I was looking for a different Christmas film to watch, and this gentle MGM family movie directed by Roy Rowland, set in a small Norwegian-American community in Wisconsin and released just after the end of the Second World War, fits the bill perfectly. It was recently released in Warner Archive and is also sometimes shown on TCM. (I suppose it isn’t a Christmas film strictly speaking, but a lot of the story takes place around the season.) I’m not going to write a long review but just thought I’d post a couple of pictures, a link to the amusing trailer for the film, and a few brief thoughts – and wish everyone who visits my blog a happy and peaceful break.
Margaret O’Brien stars as a little girl living on a farm, Selma, with Edward G Robinson (playing a role worlds away from his gangster image) and Agnes Moorehead as her parents. Scripted by Dalton Trumbo from a novel by George Victor Martin, the film has a wistful quality to it and, although it is a loving portrait of small town life, it also shows the frustrations of such an existence. The story centres on Selma and the small events of her life – her games and arguments with her cousin, Arnold (Jackie “Butch” Jenkins), a late-night glimpse of a circus passing through the town and her excitement when her father tells her that the newborn calf is hers to bring up. It’s a warm family background and the relationship between Robinson, Moorehead and O’Brien is convincing and loving – the parents don’t have enough money and have to work hard, but support each other through it all.

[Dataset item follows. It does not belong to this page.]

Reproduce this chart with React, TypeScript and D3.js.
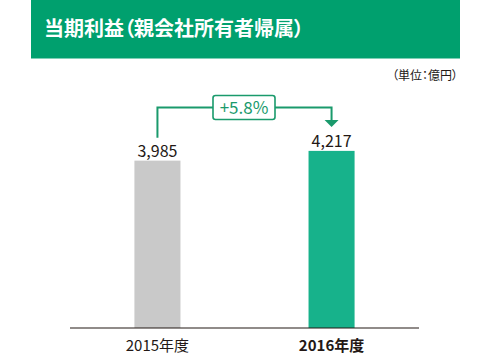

But there are also enough suggestions of the adult world to stop it all becoming too sweet, in particular the recurring brief hints of a tragedy involving a mentally ill neighbour girl, Ingeborg (Dorothy Morris) – we are never told exactly what happens to her and have to fill in the gaps ourselves. There are also plenty of mentions of the war. I think the whole cast is very good, including Frances Gifford as the new school teacher and James Craig as the local newspaper editor who falls in love with her. This is really a film you have to be in the right mood for, as most of it is slow-moving and not very eventful, except for occasional dramatic set pieces like a farm fire – but I enjoyed its dreamy quality and gentle atmosphere.
The film has an enjoyable trailer, with a mischievous appearance by Spencer Tracy (who isn’t in the film itself) explaining that he doesn’t want to appear in a movie with O’Brien because he thinks she would steal too many scenes!